DATA_DIR = "./dataset/"

# ----------------------
# 下载并解压数据集
# ----------------------
def download_and_extract(url, dest_dir):
    if not os.path.exists(dest_dir):
        os.makedirs(dest_dir, exist_ok=True)

    filename = os.path.join(dest_dir, url.split("/")[-1])

    # 下载文件
    if not os.path.exists(filename):
        print(f"Downloading {url}...")
        response = requests.get(url, stream=True)
        with open(filename, "wb") as f:
            for chunk in response.iter_content(chunk_size=1024):
                if chunk:
                    f.write(chunk)

    # 解压文件
    print(f"Extracting {filename}...")
    with tarfile.open(filename) as tar:
        tar.extractall(path=dest_dir)



# 转换VOC格式到YOLO格式
# ----------------------
def convert_voc_to_yolo(voc_dir, output_dir):
    print(f"转换VOC格式到YOLO格式: {output_dir}")

    classes = [
        'aeroplane', 'bicycle', 'bird', 'boat', 'bottle',
        'bus', 'car', 'cat', 'chair', 'cow',
        'diningtable', 'dog', 'horse', 'motorbike', 'person',
        'pottedplant', 'sheep', 'sofa', 'train', 'tvmonitor'
    ]

    # 创建训练和测试子目录
    for split in ["train", "test"]:
        os.makedirs(os.path.join(output_dir, f"images/{split}"), exist_ok=True)
        os.makedirs(os.path.join(output_dir, f"labels/{split}"), exist_ok=True)

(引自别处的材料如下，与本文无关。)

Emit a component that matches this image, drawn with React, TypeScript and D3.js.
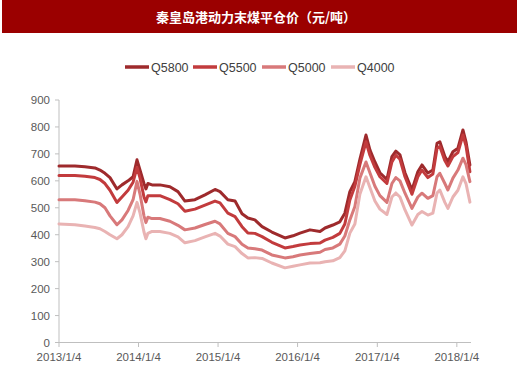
import React from "react";
import * as d3 from "d3";

const dates = [
  "2013-01-04","2013-03-18","2013-05-03","2013-06-18","2013-07-11","2013-08-03","2013-08-26","2013-09-27","2013-10-20","2013-11-17",
  "2013-12-10","2013-12-28","2014-01-11","2014-01-29","2014-02-07","2014-02-16","2014-03-07","2014-04-12","2014-05-28","2014-07-04",
  "2014-08-05","2014-09-20","2014-11-05","2014-12-21","2015-01-13","2015-02-18","2015-03-23","2015-04-24","2015-05-21","2015-06-22",
  "2015-07-25","2015-09-08","2015-11-07","2015-12-14","2016-01-15","2016-03-01","2016-04-16","2016-05-09","2016-06-14","2016-07-16",
  "2016-08-08","2016-08-31","2016-09-23","2016-10-16","2016-11-13","2016-12-01","2016-12-24","2017-01-16","2017-02-17","2017-03-12",
  "2017-03-30","2017-04-18","2017-05-11","2017-06-12","2017-07-09","2017-07-28","2017-08-24","2017-09-16","2017-10-05","2017-10-18",
  "2017-11-10","2017-11-24","2017-12-17","2018-01-09","2018-02-01","2018-02-15","2018-03-05"
];

const q5800 = [
  655,655,652,648,640,628,612,570,585,600,
  615,678,640,590,570,590,585,585,578,560,
  525,530,548,568,560,530,525,478,462,455,
  430,410,388,396,406,418,412,425,436,448,
  480,560,597,680,770,715,670,630,605,690,
  710,696,630,566,634,659,629,640,739,745,
  690,671,708,721,789,745,659
];

const q5500 = [
  620,620,617,612,605,590,565,520,540,565,
  595,650,610,540,522,545,545,545,530,515,
  487,495,510,525,518,480,467,430,406,405,
  393,372,351,356,362,367,369,380,390,405,
  440,529,580,660,745,695,650,615,590,670,
  695,680,615,550,615,640,612,625,720,727,
  675,655,690,705,770,730,634
];

const q5000 = [
  530,530,526,521,515,500,470,437,455,490,
  530,598,550,470,445,465,460,460,450,435,
  418,425,438,450,440,405,393,365,351,348,
  343,325,314,318,325,330,335,345,351,365,
  395,455,505,610,670,630,580,545,520,590,
  612,600,554,498,540,554,535,545,615,628,
  590,566,610,640,684,660,597
];

const q4000 = [
  440,437,432,427,422,412,400,385,400,430,
  470,520,480,410,385,405,412,412,405,392,
  370,378,392,405,395,365,356,330,314,315,
  312,295,277,283,288,295,296,300,303,315,
  340,406,440,550,615,575,525,495,475,540,
  555,540,492,436,475,486,473,480,555,566,
  520,498,540,565,615,590,521
];

const seriesNames = ["Q5800", "Q5500", "Q5000", "Q4000"];
const seriesValues = [q5800, q5500, q5000, q4000];
const seriesColors = ["#9e2a2c", "#c23b3d", "#d8797a", "#e9b3b3"];

const yTicks = [0, 100, 200, 300, 400, 500, 600, 700, 800, 900];
const xTickLabels = ["2013/1/4", "2014/1/4", "2015/1/4", "2016/1/4", "2017/1/4", "2018/1/4"];

const title = "秦皇岛港动力末煤平仓价（元/吨）";

const parse = d3.timeParse("%Y-%m-%d");
const parseTick = d3.timeParse("%Y/%m/%d");

export default function App() {
  const W = 520, H = 376;
  const x = d3.scaleTime()
    .domain([parse("2013-01-04")!, parse("2018-03-10")!])
    .range([59, 471]);
  const y = d3.scaleLinear().domain([0, 900]).range([342.5, 100]);
  const line = d3.line<[Date, number]>().x(d => x(d[0])).y(d => y(d[1]));
  const parsedDates = dates.map(d => parse(d)!);
  const narrow = "'Liberation Sans Narrow', 'Arial Narrow', 'Liberation Sans', Arial, sans-serif";
  const legendX = [125, 193, 262, 331];

  return (
    <svg width={W} height={H} style={{ position: "absolute", left: 0, top: 0, background: "#fff" }}>
      <rect x={2} y={0} width={515} height={33} fill="#9b0000" />
      <text x={256} y={21.5} textAnchor="middle" fill="#fff" fontSize={13} fontWeight="bold"
        fontFamily="'Noto Sans CJK SC', sans-serif">{title}</text>

      {seriesNames.map((n, i) => (
        <g key={n}>
          <line x1={legendX[i]} x2={legendX[i] + 24} y1={67} y2={67} stroke={seriesColors[i]} strokeWidth={3.5} />
          <text x={legendX[i] + 26} y={71.5} fontSize={12.5} fill="#404040" fontFamily={narrow}>{n}</text>
        </g>
      ))}

      {/* y axis */}
      <line x1={59} x2={59} y1={100} y2={342.5} stroke="#bfbfbf" />
      {yTicks.map(t => (
        <g key={t}>
          <line x1={55} x2={59} y1={y(t)} y2={y(t)} stroke="#bfbfbf" />
          <text x={50} y={y(t) + 4} textAnchor="end" fontSize={11.5} fill="#595959" fontFamily={narrow}>{t}</text>
        </g>
      ))}

      {/* x axis */}
      <line x1={59} x2={471} y1={342.5} y2={342.5} stroke="#bfbfbf" />
      {xTickLabels.map(l => {
        const px = x(parseTick(l)!);
        return (
          <g key={l}>
            <line x1={px} x2={px} y1={342.5} y2={347} stroke="#bfbfbf" />
            <text x={px} y={361} textAnchor="middle" fontSize={11.5} fill="#595959" fontFamily={narrow}>{l}</text>
          </g>
        );
      })}

      {seriesValues.map((vals, i) => (
        <path key={seriesNames[i]}
          d={line(parsedDates.map((d, j) => [d, vals[j]] as [Date, number])) || ""}
          fill="none" stroke={seriesColors[i]} strokeWidth={3} strokeLinejoin="round" strokeLinecap="round" />
      ))}
    </svg>
  );
}
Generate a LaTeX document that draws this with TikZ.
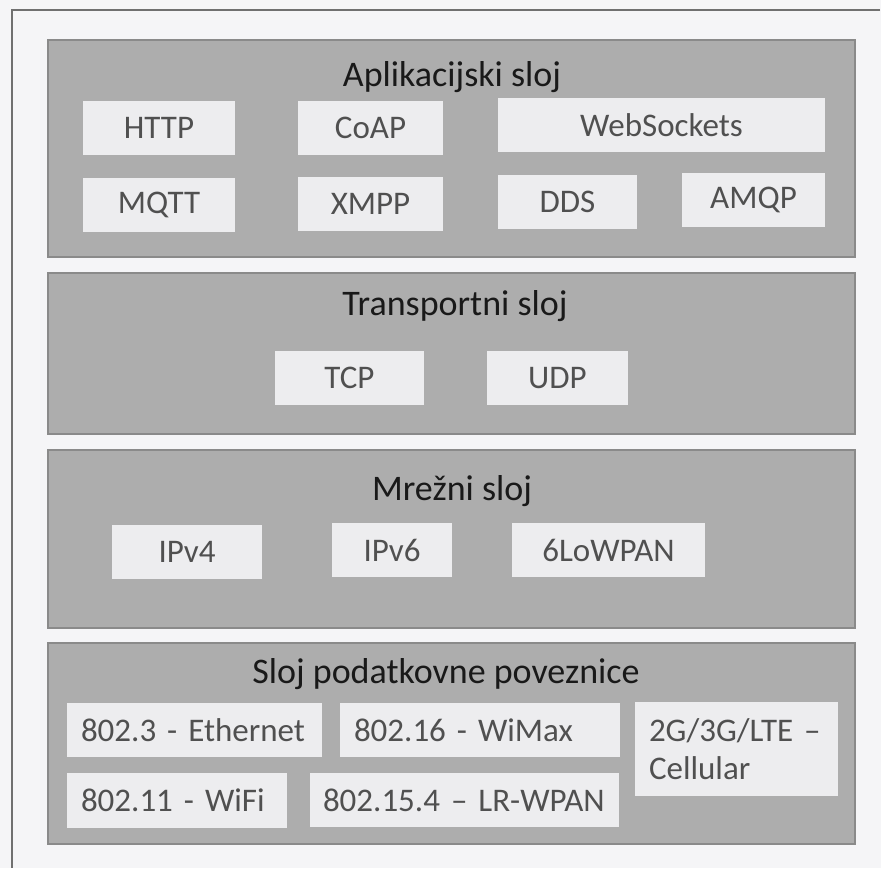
\documentclass[tikz,border=0pt]{standalone}
\usepackage{fontspec}
\setmainfont{Carlito}
\definecolor{pagebg}{HTML}{F5F5F7}
\definecolor{layerfill}{HTML}{ADADAD}
\definecolor{layerline}{HTML}{8A8A8A}
\definecolor{boxfill}{HTML}{EDEDEF}
\definecolor{boxtext}{HTML}{505050}
\definecolor{framegray}{HTML}{707070}
\begin{document}
\begin{tikzpicture}[x=1pt,y=-1pt,
    layer/.style={draw=layerline, line width=1.5pt, fill=layerfill},
    title/.style={anchor=base, font=\fontsize{36}{40}\selectfont, text=black!90},
    proto/.style={fill=boxfill, inner sep=0pt, minimum height=54pt, text=boxtext, font=\fontsize{33}{38}\selectfont},
    linkproto/.style={proto, inner xsep=14pt, align=left}]
        \useasboundingbox (0,0) rectangle (881,868);
        \fill[pagebg] (0,0) rectangle (881,868);
        \draw[framegray, line width=1.2pt] (880,10) -- (12,10) -- (12,868);
        % slojevi
        \draw[layer] (48,40) rectangle (855,257);
        \draw[layer] (48,273) rectangle (855,434);
        \draw[layer] (48,450) rectangle (855,628);
        \draw[layer] (48,643) rectangle (855,844);
        \node[title] (aplikacijski) at (452,86) {Aplikacijski sloj};
        \node[title] (transportni) at (455,315) {Transportni sloj};
        \node[title] (mrezni) at (452,500) {Mrežni sloj};
        \node[title] (povezava) at (446,683) {Sloj podatkovne poveznice};
        % aplikacijski sloj
        \node[proto, minimum width=152pt] (http) at (159,128) {HTTP};
        \node[proto, minimum width=145pt] (coap) at (370.5,128) {CoAP};
        \node[proto, minimum width=327pt] (websockets) at (661.5,125) {WebSockets};
        \node[proto, minimum width=152pt] (mqtt) at (159,205) {MQTT};
        \node[proto, minimum width=145pt] (xmpp) at (370.5,204) {XMPP};
        \node[proto, minimum width=139pt] (dds) at (567.5,202) {DDS};
        \node[proto, minimum width=143pt] (amqp) at (753.5,200) {AMQP};
        % transportni sloj
        \node[proto, minimum width=149pt] (tcp) at (349.5,378) {TCP};
        \node[proto, minimum width=141pt] (udp) at (557.5,378) {UDP};
        % mrezni sloj
        \node[proto, minimum width=150pt] (ipv4) at (187,551.5) {IPv4};
        \node[proto, minimum width=120pt] (ipv6) at (392,550) {IPv6};
        \node[proto, minimum width=193pt] (lowpan) at (608.5,550) {6LoWPAN};
        % sloj podatkovne poveznice
        \node[linkproto, text width=227pt] (ethernet) at (194.5,730) {802.3 - Ethernet};
        \node[linkproto, text width=252pt] (wimax) at (480,730) {802.16 - WiMax};
        \node[linkproto, text width=192pt, minimum height=55pt] (wifi) at (177,800.5) {802.11 - WiFi};
        \node[linkproto, text width=283pt, inner xsep=13pt] (lrwpan) at (464.5,800) {\mbox{802.15.4 – LR-WPAN}};
        \node[linkproto, text width=175pt, minimum height=94pt] (cellular) at (736.5,749) {2G/3G/LTE –\\Cellular};
    \end{tikzpicture}
\end{document}
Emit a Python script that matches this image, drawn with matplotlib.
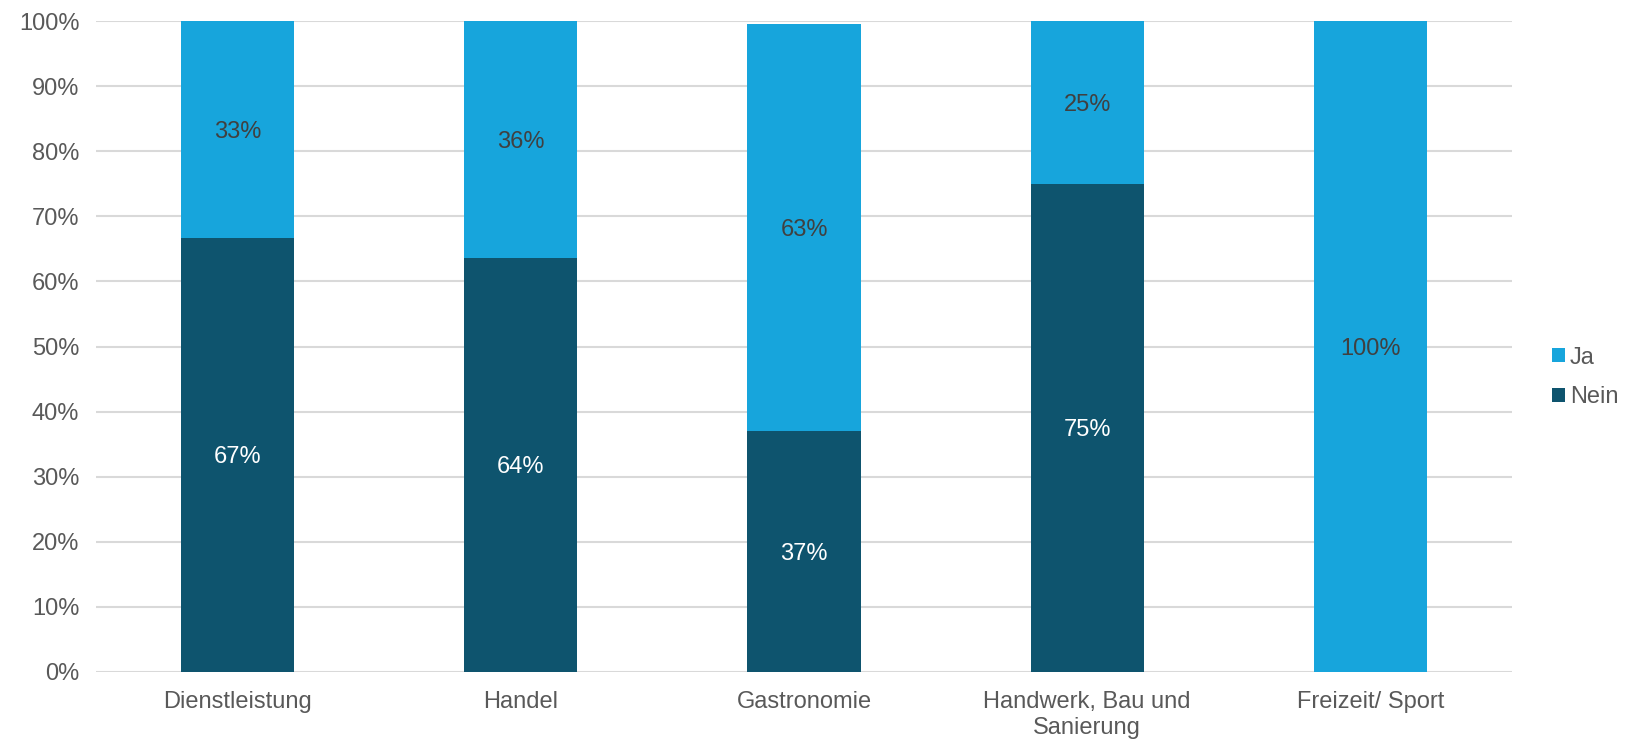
import matplotlib
matplotlib.use("Agg")
import matplotlib.pyplot as plt
from matplotlib.patches import Patch

categories = ["Dienstleistung", "Handel", "Gastronomie", "Handwerk, Bau und\nSanierung", "Freizeit/ Sport"]
nein = [66.7, 63.6, 37.0, 75.0, 0.0]
ja = [33.3, 36.4, 62.5, 25.0, 100.0]
yticks = [0, 10, 20, 30, 40, 50, 60, 70, 80, 90, 100]

c_ja = "#17A5DC"
c_nein = "#0E546E"

plt.rcParams['font.family'] = ['Liberation Sans', 'DejaVu Sans']
FS = 17

fig = plt.figure(figsize=(16.32, 7.4), dpi=100)
ax = fig.add_axes([0.0588, 0.0919, 0.8677, 0.8797])

x = list(range(len(categories)))
w = 0.4
ax.bar(x, nein, width=w, color=c_nein, zorder=3)
ax.bar(x, ja, width=w, bottom=nein, color=c_ja, zorder=3)

def rnd(v):
    return int(v + 0.5)

for i in x:
    if nein[i] > 0:
        ax.text(i, nein[i] / 2, f"{rnd(nein[i])}%", ha="center", va="center_baseline",
                color="white", fontsize=FS, zorder=4)
    if ja[i] > 0:
        ax.text(i, nein[i] + ja[i] / 2, f"{rnd(ja[i])}%", ha="center", va="center_baseline",
                color="#404040", fontsize=FS, zorder=4)

ax.set_xlim(-0.5, len(categories) - 0.5)
ax.set_ylim(0, 100)
ax.set_yticks(yticks)
ax.set_yticklabels([f"{t}%" for t in yticks])
ax.set_xticks(x)
ax.set_xticklabels(categories, linespacing=1.2)
ax.tick_params(axis="both", length=0, labelsize=FS, colors="#595959")
ax.tick_params(axis="x", pad=14)
ax.tick_params(axis="y", pad=12)
ax.grid(axis="y", color="#d9d9d9", linewidth=1.5, zorder=0)
for s in ax.spines.values():
    s.set_visible(False)

handles = [Patch(facecolor=c_ja, label="Ja"), Patch(facecolor=c_nein, label="Nein")]
leg = fig.legend(handles=handles, loc="center left", bbox_to_anchor=(0.951, 0.490),
                 frameon=False, fontsize=FS, handlelength=0.55, handleheight=0.55,
                 handletextpad=0.2, labelspacing=0.75, borderpad=0, borderaxespad=0)
for t in leg.get_texts():
    t.set_color("#595959")

fig.savefig("out.png", dpi=100, facecolor="white")
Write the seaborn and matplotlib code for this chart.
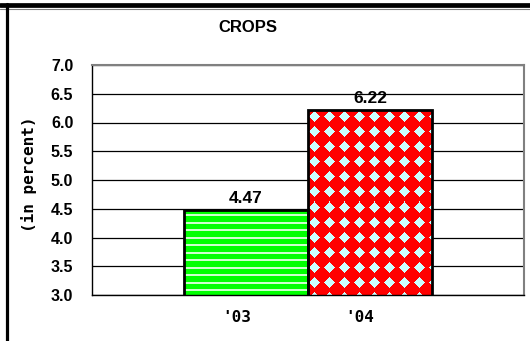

    # 对 trainval 和 test 分别处理
    for split in ["trainval", "test"]:
        split_type = "train" if split == "trainval" else "test"
        list_path = os.path.join(voc_dir, f"VOCdevkit/VOC2007/ImageSets/Main/{split}.txt")
        if not os.path.exists(list_path):
            print(f"划分文件不存在: {list_path}")
            continue

        with open(list_path) as f:
            ids = [line.strip() for line in f.readlines()]
        print(f"开始处理 {split_type} 集，共 {len(ids)} 张图片")

        for img_id in ids:
            ann_path = os.path.join(voc_dir, f"VOCdevkit/VOC2007/Annotations/{img_id}.xml")
            if not os.path.exists(ann_path):
                print(f"标注文件不存在: {ann_path}")
                continue

            tree = etree.parse(ann_path)
            root = tree.getroot()

            size = root.find("size")
            width = int(size.find("width").text)
            height = int(size.find("height").text)

            yolo_ann = []
            for obj in root.iter("object"):
                cls = obj.find("name").text
                if cls not in classes:
                    continue
                cls_id = classes.index(cls)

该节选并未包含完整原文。